> [Dataset extract]
>> Begin

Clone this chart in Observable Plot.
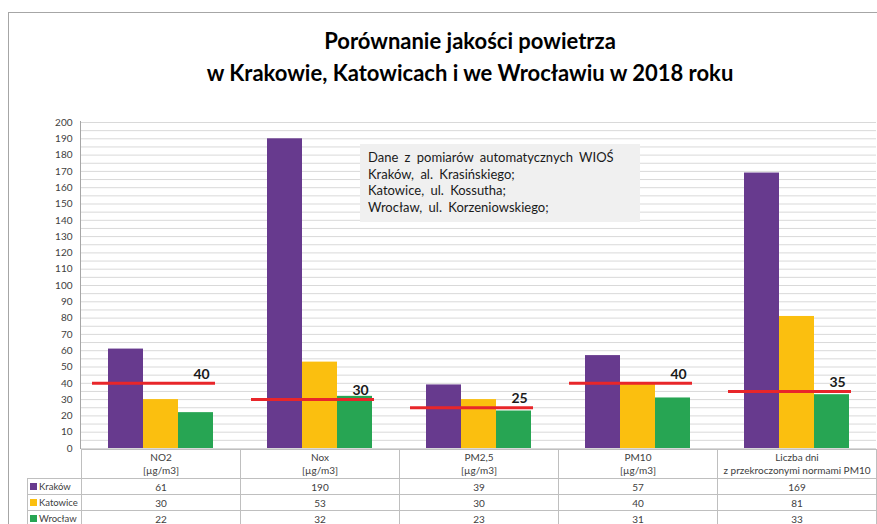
<!DOCTYPE html>
<html><head><meta charset="utf-8">
<script src="https://cdn.jsdelivr.net/npm/d3@7"></script>
<script src="https://cdn.jsdelivr.net/npm/@observablehq/plot@0.6"></script>
<style>
body{margin:0;overflow:hidden;background:#fff;font-family:Lato,"Open Sans",sans-serif;}
#wrap{position:relative;width:877px;height:524px;overflow:hidden;}
#frame{position:absolute;left:8px;top:12px;width:900px;height:600px;border-left:1px solid #a6a6a6;border-top:1px solid #a6a6a6;}
#title{position:absolute;left:0;top:25px;width:940px;text-align:center;font-weight:bold;font-size:22px;line-height:32px;color:#000;}
#chart{position:absolute;left:0;top:112px;}
#axisline{position:absolute;left:80px;top:121px;width:1px;height:328px;background:#a6a6a6;}
#note{position:absolute;left:360px;top:144px;width:280px;height:78px;background:#f0f0f0;padding:5px 0 0 8px;box-sizing:border-box;font-size:13px;line-height:16.6px;color:#1a1a1a;word-spacing:3px;}
#tbl{position:absolute;left:27px;top:449px;border-collapse:collapse;table-layout:fixed;width:850px;font-size:10px;color:#404040;}
#tbl td{border:1px solid #bfbfbf;text-align:center;padding:0;height:15px;line-height:14px;white-space:nowrap;overflow:visible;}
#tbl tr.head td{height:28px;line-height:13px;}
#tbl td.blank{border-left:none;border-top:none;}
#tbl td.leg{text-align:left;padding-left:2px;font-size:9.5px;}
.sw{display:inline-block;width:7px;height:7px;margin-right:2px;vertical-align:0px;}
</style></head>
<body><div id="wrap">
<div id="frame"></div>
<div id="title">Porównanie jakości powietrza<br>w Krakowie, Katowicach i we Wrocławiu w 2018 roku</div>
<div id="chart"></div>
<div id="axisline"></div>
<div id="note">Dane z pomiarów automatycznych WIOŚ<br>Kraków, al. Krasińskiego;<br>Katowice, ul. Kossutha;<br>Wrocław, ul. Korzeniowskiego;</div>
<table id="tbl"></table>
</div>
<script>
const categories = ["NO2","Nox","PM2,5","PM10","Liczba dni"];
const subLabels = ["[µg/m3]","[µg/m3]","[µg/m3]","[µg/m3]","z przekroczonymi normami PM10"];
const cities = ["Kraków","Katowice","Wrocław"];
const krakow = [61,190,39,57,169];
const katowice = [30,53,30,40,81];
const wroclaw = [22,32,23,31,33];
const limits = [40,30,25,40,35];
const colors = ["#673a8e","#fbbf0f","#27a553"];
const yTicks = d3.range(0,201,10);
const gridTicks = d3.range(0,201,5);

const series = [krakow, katowice, wroclaw];
const data = categories.flatMap((c,i)=>cities.map((city,j)=>({cat:c, city, value:series[j][i]})));
const limitData = categories.map((c,i)=>({cat:c, value:limits[i]}));

const chart = Plot.plot({
  width: 877, height: 346,
  marginLeft: 81, marginRight: 1, marginTop: 10, marginBottom: 10,
  style: {fontFamily: "Lato, 'Open Sans', sans-serif", background: "transparent"},
  fx: {domain: categories, padding: 0, axis: null},
  x: {domain: cities, paddingInner: 0, paddingOuter: 0.75, axis: null},
  y: {domain: [0,200], axis: null},
  color: {domain: cities, range: colors},
  marks: [
    Plot.gridY(gridTicks, {stroke: "#d9d9d9", strokeOpacity: 1}),
    Plot.barY(data, {fx: "cat", x: "city", y: "value", fill: "city"}),
    Plot.ruleY(limitData, {fx: "cat", y: "value", insetLeft: 11, insetRight: 25, stroke: "#e8262a", strokeWidth: 3}),
    Plot.text(limitData, {fx: "cat", y: "value", text: d => String(d.value), frameAnchor: "left", textAnchor: "middle", dx: 120, dy: -9, fontWeight: "bold", fontSize: 14, fill: "#1a1a1a"}),
    Plot.axisY(yTicks, {tickSize: 0, tickPadding: 9, fontSize: 10, fill: "#404040", label: null})
  ]
});
document.getElementById("chart").append(chart);

// table
const tbl = document.getElementById("tbl");
const cg = document.createElement("colgroup");
[54,159,159,159,159,159].forEach(w=>{const c=document.createElement("col");c.style.width=w+"px";cg.append(c);});
tbl.append(cg);
const head = document.createElement("tr"); head.className="head";
const b = document.createElement("td"); b.className="blank"; head.append(b);
categories.forEach((c,i)=>{const td=document.createElement("td"); td.innerHTML=c+"<br>"+subLabels[i]; head.append(td);});
tbl.append(head);
cities.forEach((city,j)=>{
  const tr=document.createElement("tr");
  const l=document.createElement("td"); l.className="leg";
  l.innerHTML=`<span class="sw" style="background:${colors[j]}"></span>${city}`;
  tr.append(l);
  series[j].forEach(v=>{const td=document.createElement("td"); td.textContent=v; tr.append(td);});
  tbl.append(tr);
});
</script>
</body></html>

>> End

> [Exercise requirements]
Write out the full set of lines verbatim, without the pictures.

> [Result for this task]
Clone this chart in Observable Plot.
<!DOCTYPE html>
<html><head><meta charset="utf-8">
<script src="https://cdn.jsdelivr.net/npm/d3@7"></script>
<script src="https://cdn.jsdelivr.net/npm/@observablehq/plot@0.6"></script>
<style>
body{margin:0;overflow:hidden;background:#fff;font-family:Lato,"Open Sans",sans-serif;}
#wrap{position:relative;width:877px;height:524px;overflow:hidden;}
#frame{position:absolute;left:8px;top:12px;width:900px;height:600px;border-left:1px solid #a6a6a6;border-top:1px solid #a6a6a6;}
#title{position:absolute;left:0;top:25px;width:940px;text-align:center;font-weight:bold;font-size:22px;line-height:32px;color:#000;}
#chart{position:absolute;left:0;top:112px;}
#axisline{position:absolute;left:80px;top:121px;width:1px;height:328px;background:#a6a6a6;}
#note{position:absolute;left:360px;top:144px;width:280px;height:78px;background:#f0f0f0;padding:5px 0 0 8px;box-sizing:border-box;font-size:13px;line-height:16.6px;color:#1a1a1a;word-spacing:3px;}
#tbl{position:absolute;left:27px;top:449px;border-collapse:collapse;table-layout:fixed;width:850px;font-size:10px;color:#404040;}
#tbl td{border:1px solid #bfbfbf;text-align:center;padding:0;height:15px;line-height:14px;white-space:nowrap;overflow:visible;}
#tbl tr.head td{height:28px;line-height:13px;}
#tbl td.blank{border-left:none;border-top:none;}
#tbl td.leg{text-align:left;padding-left:2px;font-size:9.5px;}
.sw{display:inline-block;width:7px;height:7px;margin-right:2px;vertical-align:0px;}
</style></head>
<body><div id="wrap">
<div id="frame"></div>
<div id="title">Porównanie jakości powietrza<br>w Krakowie, Katowicach i we Wrocławiu w 2018 roku</div>
<div id="chart"></div>
<div id="axisline"></div>
<div id="note">Dane z pomiarów automatycznych WIOŚ<br>Kraków, al. Krasińskiego;<br>Katowice, ul. Kossutha;<br>Wrocław, ul. Korzeniowskiego;</div>
<table id="tbl"></table>
</div>
<script>
const categories = ["NO2","Nox","PM2,5","PM10","Liczba dni"];
const subLabels = ["[µg/m3]","[µg/m3]","[µg/m3]","[µg/m3]","z przekroczonymi normami PM10"];
const cities = ["Kraków","Katowice","Wrocław"];
const krakow = [61,190,39,57,169];
const katowice = [30,53,30,40,81];
const wroclaw = [22,32,23,31,33];
const limits = [40,30,25,40,35];
const colors = ["#673a8e","#fbbf0f","#27a553"];
const yTicks = d3.range(0,201,10);
const gridTicks = d3.range(0,201,5);

const series = [krakow, katowice, wroclaw];
const data = categories.flatMap((c,i)=>cities.map((city,j)=>({cat:c, city, value:series[j][i]})));
const limitData = categories.map((c,i)=>({cat:c, value:limits[i]}));

const chart = Plot.plot({
  width: 877, height: 346,
  marginLeft: 81, marginRight: 1, marginTop: 10, marginBottom: 10,
  style: {fontFamily: "Lato, 'Open Sans', sans-serif", background: "transparent"},
  fx: {domain: categories, padding: 0, axis: null},
  x: {domain: cities, paddingInner: 0, paddingOuter: 0.75, axis: null},
  y: {domain: [0,200], axis: null},
  color: {domain: cities, range: colors},
  marks: [
    Plot.gridY(gridTicks, {stroke: "#d9d9d9", strokeOpacity: 1}),
    Plot.barY(data, {fx: "cat", x: "city", y: "value", fill: "city"}),
    Plot.ruleY(limitData, {fx: "cat", y: "value", insetLeft: 11, insetRight: 25, stroke: "#e8262a", strokeWidth: 3}),
    Plot.text(limitData, {fx: "cat", y: "value", text: d => String(d.value), frameAnchor: "left", textAnchor: "middle", dx: 120, dy: -9, fontWeight: "bold", fontSize: 14, fill: "#1a1a1a"}),
    Plot.axisY(yTicks, {tickSize: 0, tickPadding: 9, fontSize: 10, fill: "#404040", label: null})
  ]
});
document.getElementById("chart").append(chart);

// table
const tbl = document.getElementById("tbl");
const cg = document.createElement("colgroup");
[54,159,159,159,159,159].forEach(w=>{const c=document.createElement("col");c.style.width=w+"px";cg.append(c);});
tbl.append(cg);
const head = document.createElement("tr"); head.className="head";
const b = document.createElement("td"); b.className="blank"; head.append(b);
categories.forEach((c,i)=>{const td=document.createElement("td"); td.innerHTML=c+"<br>"+subLabels[i]; head.append(td);});
tbl.append(head);
cities.forEach((city,j)=>{
  const tr=document.createElement("tr");
  const l=document.createElement("td"); l.className="leg";
  l.innerHTML=`<span class="sw" style="background:${colors[j]}"></span>${city}`;
  tr.append(l);
  series[j].forEach(v=>{const td=document.createElement("td"); td.textContent=v; tr.append(td);});
  tbl.append(tr);
});
</script>
</body></html>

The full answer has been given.